What this task involves → Transcribe the listing verbatim. Do not carry over any pictures.

Available data →
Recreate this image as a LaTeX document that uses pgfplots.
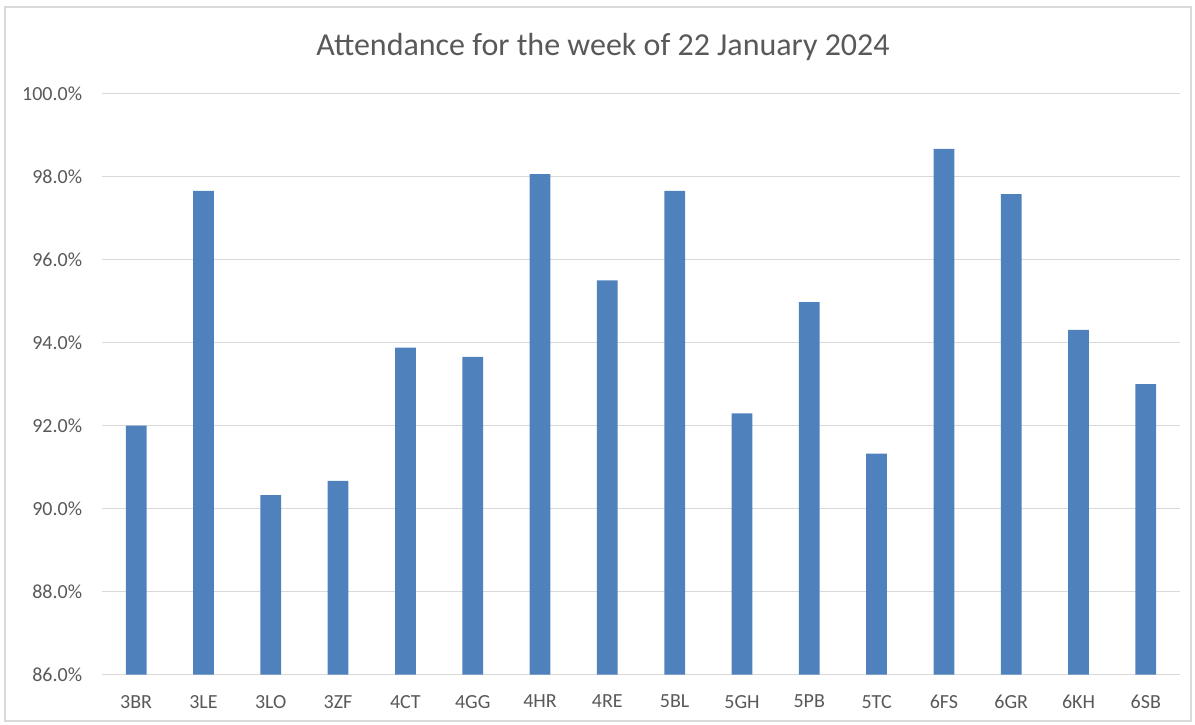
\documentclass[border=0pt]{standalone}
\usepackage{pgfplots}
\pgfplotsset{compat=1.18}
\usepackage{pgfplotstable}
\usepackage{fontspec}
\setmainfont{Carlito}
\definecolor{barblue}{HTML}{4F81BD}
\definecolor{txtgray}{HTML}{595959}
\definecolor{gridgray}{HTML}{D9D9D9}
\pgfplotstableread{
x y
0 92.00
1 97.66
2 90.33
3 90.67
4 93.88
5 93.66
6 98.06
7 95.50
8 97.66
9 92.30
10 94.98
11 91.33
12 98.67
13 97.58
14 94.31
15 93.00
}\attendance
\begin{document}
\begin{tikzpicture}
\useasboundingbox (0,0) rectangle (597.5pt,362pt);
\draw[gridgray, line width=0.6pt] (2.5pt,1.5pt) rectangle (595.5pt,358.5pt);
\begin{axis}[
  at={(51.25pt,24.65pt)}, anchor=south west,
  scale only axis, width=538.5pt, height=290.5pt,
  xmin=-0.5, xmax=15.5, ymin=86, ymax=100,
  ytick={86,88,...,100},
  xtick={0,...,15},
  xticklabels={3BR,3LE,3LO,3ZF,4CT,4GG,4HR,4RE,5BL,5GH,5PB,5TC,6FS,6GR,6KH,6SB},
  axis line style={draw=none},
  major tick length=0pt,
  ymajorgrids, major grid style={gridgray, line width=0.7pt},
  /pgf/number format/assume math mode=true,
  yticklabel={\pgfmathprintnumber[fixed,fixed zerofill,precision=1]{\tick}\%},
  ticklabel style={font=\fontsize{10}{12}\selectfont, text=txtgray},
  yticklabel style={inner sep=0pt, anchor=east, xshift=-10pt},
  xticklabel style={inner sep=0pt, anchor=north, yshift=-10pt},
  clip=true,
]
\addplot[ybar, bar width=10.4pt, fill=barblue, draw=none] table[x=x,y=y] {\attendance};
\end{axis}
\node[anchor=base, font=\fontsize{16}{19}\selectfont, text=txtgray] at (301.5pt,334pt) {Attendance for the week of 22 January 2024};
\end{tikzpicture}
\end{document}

Output for this exercise →
Recreate this image as a LaTeX document that uses pgfplots.
\documentclass[border=0pt]{standalone}
\usepackage{pgfplots}
\pgfplotsset{compat=1.18}
\usepackage{pgfplotstable}
\usepackage{fontspec}
\setmainfont{Carlito}
\definecolor{barblue}{HTML}{4F81BD}
\definecolor{txtgray}{HTML}{595959}
\definecolor{gridgray}{HTML}{D9D9D9}
\pgfplotstableread{
x y
0 92.00
1 97.66
2 90.33
3 90.67
4 93.88
5 93.66
6 98.06
7 95.50
8 97.66
9 92.30
10 94.98
11 91.33
12 98.67
13 97.58
14 94.31
15 93.00
}\attendance
\begin{document}
\begin{tikzpicture}
\useasboundingbox (0,0) rectangle (597.5pt,362pt);
\draw[gridgray, line width=0.6pt] (2.5pt,1.5pt) rectangle (595.5pt,358.5pt);
\begin{axis}[
  at={(51.25pt,24.65pt)}, anchor=south west,
  scale only axis, width=538.5pt, height=290.5pt,
  xmin=-0.5, xmax=15.5, ymin=86, ymax=100,
  ytick={86,88,...,100},
  xtick={0,...,15},
  xticklabels={3BR,3LE,3LO,3ZF,4CT,4GG,4HR,4RE,5BL,5GH,5PB,5TC,6FS,6GR,6KH,6SB},
  axis line style={draw=none},
  major tick length=0pt,
  ymajorgrids, major grid style={gridgray, line width=0.7pt},
  /pgf/number format/assume math mode=true,
  yticklabel={\pgfmathprintnumber[fixed,fixed zerofill,precision=1]{\tick}\%},
  ticklabel style={font=\fontsize{10}{12}\selectfont, text=txtgray},
  yticklabel style={inner sep=0pt, anchor=east, xshift=-10pt},
  xticklabel style={inner sep=0pt, anchor=north, yshift=-10pt},
  clip=true,
]
\addplot[ybar, bar width=10.4pt, fill=barblue, draw=none] table[x=x,y=y] {\attendance};
\end{axis}
\node[anchor=base, font=\fontsize{16}{19}\selectfont, text=txtgray] at (301.5pt,334pt) {Attendance for the week of 22 January 2024};
\end{tikzpicture}
\end{document}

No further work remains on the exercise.